Nine of the Worst Movies That I Have Ever Seen


The only criterion for this particular list is that these are all films I have actually seen - and, in most cases, paid for - in theaters. There are far too many bad movies on video and cable to even begin listing those, but most of them are footnotes anyway. I mean to target the more high-profile films that people have actually heard of, with a couple of notable exceptions. I should also point out that I don't bother seeing films that I'm convinced will be terrible. Hence the exclusion of such legendary stinkers such as Batman & Robin and Speed 2. No, I had genuinely high hopes for most of these on this list.
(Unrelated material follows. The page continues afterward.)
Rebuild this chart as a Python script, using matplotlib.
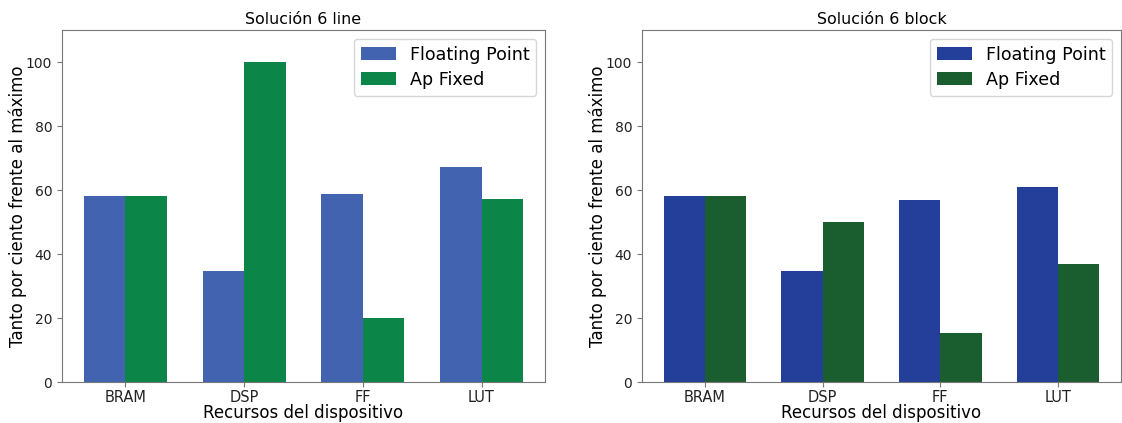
import numpy as np
import matplotlib
matplotlib.use("Agg")
import matplotlib.pyplot as plt

recursos = ["BRAM", "DSP", "FF", "LUT"]
series = ["Floating Point", "Ap Fixed"]

line_float = [58, 34.7, 58.6, 67.2]
line_fixed = [58, 100, 20, 57.2]
block_float = [58, 34.7, 56.8, 61]
block_fixed = [58, 50, 15.2, 37]

colors_line = ["#4263b0", "#0b8648"]
colors_block = ["#233f99", "#1a5e2f"]

width = 0.35
x = np.arange(len(recursos))

fig = plt.figure(figsize=(11.22, 4.23), dpi=100)
ax1 = fig.add_axes([62 / 1122, 1 - 382 / 423, 483 / 1122, 352 / 423])
ax2 = fig.add_axes([642 / 1122, 1 - 382 / 423, 479 / 1122, 352 / 423])

panels = [
    (ax1, "Solución 6 line", line_float, line_fixed, colors_line),
    (ax2, "Solución 6 block", block_float, block_fixed, colors_block),
]

for ax, title, fp, fx, cols in panels:
    ax.bar(x - width / 2, fp, width, label=series[0], color=cols[0])
    ax.bar(x + width / 2, fx, width, label=series[1], color=cols[1])
    ax.set_xticks(x)
    ax.set_xticklabels(recursos, fontsize=10.5)
    ax.tick_params(axis="y", labelsize=10)
    ax.tick_params(axis="x", pad=2.5)
    ax.set_ylim(0, 110)
    ax.set_title(title, fontsize=11.4, pad=4)
    ax.set_xlabel("Recursos del dispositivo", fontsize=12, labelpad=-1)
    ax.set_ylabel("Tanto por ciento frente al máximo", fontsize=12, labelpad=-1)
    ax.legend(loc="upper right", fontsize=12.6, labelspacing=0.4)
    for s in ax.spines.values():
        s.set_color("#777777")
    ax.tick_params(colors="#777777", labelcolor="#222222")

fig.savefig("out.png", dpi=100)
  1. Leaving Las Vegas. I have no idea how this shopworn tale of a romanticized drunk and a hooker with a heart of gold received such praise. Its crimes: Elisabeth Shue's first-year-acting-class-level performance as the hooker; a wall-to-wall soundtrack of vapid Sting tunes; Julian Sands hamming it up as a Russian pimp (he even screams "Dasvedanya!" - "Goodbye" in Russian - before killing himself); endless cameos by pseudo-celebrities all telling Nicolas Cage "Haven't you had enough to drink?" Other than Cage's eccentric, Oscar-winning performance, this self-important film is a joke.
  2. Silent Tongue. River Phoenix's last movie, this "existentialist Western" seemed promising enough: it was written and directed by acclaimed playwright Sam Shepard and costarred screen luminaries Alan Bates and Richard Harris. But it is dreadful. I have never seen so many people walk out of a theater. Dull, pretentious, and ugly, with laughable dialogue and a performance by Dermot Mulroney that reeks to high heaven. I dare anyone to sit through this in its entirety.
  3. The Professional (a.k.a. Leon). I know many good, smart, decent people who love this film. They are insane. Luc Besson's thriller about a cool French hitman and the 12-year-old girl he loves is a milestone in perversity: Besson's infatuation with Natalie Portman's prepubescent body borders on kiddie porn. Gary Oldman chews the scenery ferociously, the story is trite, and the scene in which Portman does celebrity impersonations actually made me blush with embarrassment.
  4. Hook. Steven Spielberg is a great director. Hook is an utter waste of time. This cliche-ridden story about a grownup Peter Pan features phoned-in performances, forced humor, and no sense of magic at all. Uninspired junk.
  5. Queen of Diamonds. Avant-garde filmmaker Nina Menkes concocted a 70-minute feature which is maybe 65 minutes too long. Her sister Tinka stars as a blackjack dealer in Las Vegas, and the almost dialogue-free film simply shows Tinka posing in abandoned desert areas around town, doing nothing. That's it. Which, believe me, is still better than the intolerable middle section of the film, where we are forced to watch her dealing cards for 20 minutes. Mind-numbing. I walked away thinking, "Anyone can make a boring film." Yet Menkes managed to get it into Sundance and channel her critical success into teaching jobs at both CalArts and USC. Great scam, Nina.
  6. Until the End of the World. After Wim Wenders premiered this in Cannes, one critic stood up and asked him, "What's it like to run out of ideas?" But this silly, overstuffed epic still has its fans. The plot: in the future, rich William Hurt chases Wenders' rich wife around the world - because neither has anything better to do. Somehow it involves a machine that records human dreams as blurry little video game images on Sony Watchmans. (I make it sound more interesting than it is.) The "director's cut" - which is over 4 hours long - is supposed to be much more cohesive. I seriously doubt this.
  7. Young Einstein. This ego-stroke by a fellow named Yahoo Serious (born Greg Pead) was a huge hit in its native Australia. I can only guess that all those Australians were drunk when they saw it. Serious plays Albert Einstein, physicist... and rock & roller! How "wacky"! A stupid, labored, tiresome slog. I paid 50 cents to see it and I still felt ripped off.
  8. Anoosh of the Airways. With luck, none of you will ever get a chance to see this mess. One of the films accepted into the curiously obscure Hollywood Film Festival - and okay, they did not take my film Foreign Correspondents, but this is not sour grapes - has got to be one of the worst pieces of crap I've ever laid eyes on. An amateurish no-budget comedy about a young Armenian who comes to the US and gets involved with - you guessed it - "wacky" people, Anoosh is relentlessly idiotic. See it and you will want to kill everybody associated with it.
  9. J. Lyle. The first live-action effort from talented animator Bill Plympton, J. Lyle is astoundingly bad. An alleged comedy about a heartless lawyer and a magic dog, it's poorly written, poorly directed, poorly acted, poorly shot, and poorly edited. I'm amazed that a man who exhibits such excellent timing and rich dark humor in his animation could be so clueless when he's got live actors. It's so bad that, when Plympton appeared after the screening I attended, and offered to draw free cartoons for every surviving audience member, I bolted.